DATA SEGMENT
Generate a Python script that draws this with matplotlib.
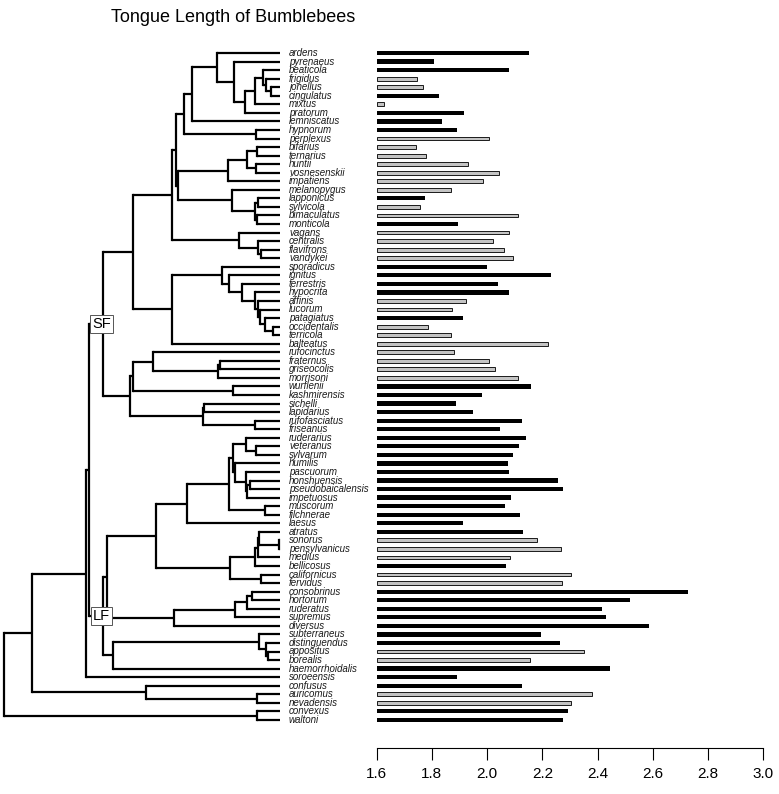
import matplotlib
matplotlib.use("Agg")
import matplotlib.pyplot as plt

plt.rcParams['font.family'] = ['Liberation Sans', 'DejaVu Sans']

# tips, top to bottom
species = [
    "ardens", "pyrenaeus", "beaticola", "frigidus", "jonellus", "cingulatus",
    "mixtus", "pratorum", "lemniscatus", "hypnorum", "perplexus", "bifarius",
    "ternarius", "huntii", "vosnesenskii", "impatiens", "melanopygus",
    "lapponicus", "sylvicola", "bimaculatus", "monticola", "vagans",
    "centralis", "flavifrons", "vandykei", "sporadicus", "ignitus",
    "terrestris", "hypocrita", "affinis", "lucorum", "patagiatus",
    "occidentalis", "terricola", "balteatus", "rufocinctus", "fraternus",
    "griseocolis", "morrisoni", "wurflenii", "kashmirensis", "sichelli",
    "lapidarius", "rufofasciatus", "friseanus", "ruderarius", "veteranus",
    "sylvarum", "humilis", "pascuorum", "honshuensis", "pseudobaicalensis",
    "impetuosus", "muscorum", "filchnerae", "laesus", "atratus", "sonorus",
    "pensylvanicus", "medius", "bellicosus", "californicus", "fervidus",
    "consobrinus", "hortorum", "ruderatus", "supremus", "diversus",
    "subterraneus", "distinguendus", "appositus", "borealis",
    "haemorrhoidalis", "soroeensis", "confusus", "auricomus", "nevadensis",
    "convexus", "waltoni",
]

tongue = [
    2.153, 1.809, 2.080, 1.747, 1.767, 1.827, 1.628, 1.915, 1.835, 1.889,
    2.006, 1.741, 1.780, 1.932, 2.044, 1.984, 1.869, 1.774, 1.756, 2.112,
    1.893, 2.080, 2.022, 2.060, 2.092, 1.998, 2.231, 2.041, 2.080, 1.925,
    1.872, 1.911, 1.787, 1.869, 2.222, 1.881, 2.006, 2.030, 2.111, 2.158,
    1.980, 1.887, 1.949, 2.125, 2.045, 2.141, 2.117, 2.095, 2.074, 2.080,
    2.257, 2.274, 2.085, 2.065, 2.118, 1.914, 2.129, 2.182, 2.269, 2.083,
    2.068, 2.305, 2.271, 2.729, 2.517, 2.417, 2.432, 2.585, 2.194, 2.264,
    2.352, 2.154, 2.444, 1.889, 2.126, 2.380, 2.303, 2.293, 2.276,
]

# 1 = black bar, 0 = grey bar
dark = [
    1, 1, 1, 0, 0, 1, 0, 1, 1, 1, 0, 0, 0, 0, 0, 0, 0, 1, 0, 0,
    1, 0, 0, 0, 0, 1, 1, 1, 1, 0, 0, 1, 0, 0, 0, 0, 0, 0, 0, 1,
    1, 1, 1, 1, 1, 1, 1, 1, 1, 1, 1, 1, 1, 1, 1, 1, 1, 0, 0, 0,
    1, 0, 0, 1, 1, 1, 1, 1, 1, 1, 0, 0, 1, 1, 1, 0, 0, 1, 1,
]

# tree: internal node = (x position, upper child, lower child), tips are names
clade_I = (184.3,
           (191.7,
            (217.3, "ardens",
             (234.3, "pyrenaeus",
              (245, (255, (263.3, "beaticola",
                           (266, "frigidus", (271, "jonellus", "cingulatus"))),
                     "mixtus"),
               "pratorum"))),
            "lemniscatus"),
           (256, "hypnorum", "perplexus"))
clade_II = (228.3, (247.3, (256.7, "bifarius", "ternarius"),
                    (256, "huntii", "vosnesenskii")), "impatiens")
clade_III = (231.7, "melanopygus",
             (255, (258.3, "lapponicus", "sylvicola"),
              (256.7, "bimaculatus", "monticola")))
clade_IV = (239.3, "vagans", (258.3, "centralis", (260.7, "flavifrons", "vandykei")))
clade_A = (171.7, (176, clade_I, (178, clade_II, clade_III)), clade_IV)

clade_B = (171.7,
           (221.7, "sporadicus",
            (229.3, "ignitus",
             (241.7, "terrestris",
              (255, "hypocrita",
               (258.3, "affinis",
                (260, "lucorum",
                 (265, "patagiatus", (273.3, "occidentalis", "terricola")))))))),
           "balteatus")

clade_ruf = (152.7, "rufocinctus",
             (218.3, (220, "fraternus", "griseocolis"), "morrisoni"))
clade_wk = (232.7, "wurflenii", "kashmirensis")
clade_sl = (202.7, (204, "sichelli", "lapidarius"), (255, "rufofasciatus", "friseanus"))
SF = (102.7, (132.7, clade_A, clade_B), (130, (132.7, clade_ruf, clade_wk), clade_sl))

clade_rud = (229.3,
             (232.7,
              (246, "ruderarius", (256, "veteranus", "sylvarum")),
              (235, "humilis",
               (246, "pascuorum",
                (247.3, (250, "honshuensis", "pseudobaicalensis"), "impetuosus")))),
             (265, "muscorum", "filchnerae"))
clade_atr = (230,
             (255, (258.3, (259.3, "atratus", (279, "sonorus", "pensylvanicus")),
                    "medius"), "bellicosus"),
             (260.7, "californicus", "fervidus"))
clade_cons = (174.3, (235, (247.3, (251.7, "consobrinus", "hortorum"), "ruderatus"),
                      "supremus"), "diversus")
clade_sub = (112.7, (259.3, "subterraneus",
                     (266, "distinguendus", (268.3, "appositus", "borealis"))),
             "haemorrhoidalis")
LF = (102.7, (106.7, (156, (186.7, clade_rud, "laesus"), clade_atr), clade_cons), clade_sub)

tree = (4, (31.7, (86, (89.3, SF, LF), "soroeensis"),
            (146, "confusus", (256.7, "auricomus", "nevadensis"))),
        (256.7, "convexus", "waltoni"))

tip_x = 280
node_labels = {"SF": SF, "LF": LF}

W, H = 779, 794
fig = plt.figure(figsize=(W / 100, H / 100), dpi=100)

# both panels share the same vertical scale: tip i sits at pixel 53 + 8.55 i
ylo, yhi = 81.3, -1.5
top_px = 53 + yhi * 8.55
bot_px = 53 + ylo * 8.55
ax = fig.add_axes([0, 1 - bot_px / H, 370 / W, (bot_px - top_px) / H])
ax.set_xlim(0, 370)
ax.set_ylim(ylo, yhi)
ax.axis("off")

ypos = {s: i for i, s in enumerate(species)}
lw = 1.6


def draw(node):
    if isinstance(node, str):
        return tip_x, ypos[node]
    x, a, b = node
    xa, ya = draw(a)
    xb, yb = draw(b)
    ax.plot([x, x], [ya, yb], color="black", lw=lw, solid_capstyle="projecting")
    ax.plot([x, xa], [ya, ya], color="black", lw=lw, solid_capstyle="butt")
    ax.plot([x, xb], [yb, yb], color="black", lw=lw, solid_capstyle="butt")
    return x, (ya + yb) / 2


draw(tree)


def node_y(node):
    if isinstance(node, str):
        return ypos[node]
    return (node_y(node[1]) + node_y(node[2])) / 2


for name, node in node_labels.items():
    ax.text(node[0] - 1, node_y(node), name, ha="center", va="center",
            fontsize=10.5, zorder=5,
            bbox=dict(boxstyle="square,pad=0.15", fc="white", ec="#555555", lw=0.7))

for i, s in enumerate(species):
    ax.text(289, i, s, ha="left", va="center", fontsize=7, style="italic",
            color="#1a1a1a")

# bars
x0_px, x1_px = 376.7, 763.3
axb = fig.add_axes([x0_px / W, 1 - bot_px / H, (x1_px - x0_px) / W, (bot_px - top_px) / H])
axb.set_xlim(1.6, 3.0)
axb.set_ylim(ylo, yhi)
for i, (v, d) in enumerate(zip(tongue, dark)):
    if d:
        axb.barh(i, v - 1.6, left=1.6, height=0.5, color="black", lw=0)
    else:
        axb.barh(i, v - 1.6, left=1.6, height=0.45, color="#c4c4c4",
                 edgecolor="#1a1a1a", lw=0.7)

for side in ["top", "right", "left"]:
    axb.spines[side].set_visible(False)
axb.spines["bottom"].set_linewidth(0.8)
axb.set_yticks([])
ticks = [1.6, 1.8, 2.0, 2.2, 2.4, 2.6, 2.8, 3.0]
axb.set_xticks(ticks)
axb.set_xticklabels([f"{t:.1f}" for t in ticks])
axb.tick_params(axis="x", direction="out", length=8.5, width=0.8, pad=5,
                labelsize=11)

fig.text(233 / W, 1 - 17 / H, "Tongue Length of Bumblebees", ha="center",
         va="center", fontsize=13)

fig.savefig("out.png", dpi=100)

PROBLEM REQUIREMENTS
Copy every line above that includes the string "matplotlib".

ANSWER TO THE TASK
Generate a Python script that draws this with matplotlib.
import matplotlib
matplotlib.use("Agg")
import matplotlib.pyplot as plt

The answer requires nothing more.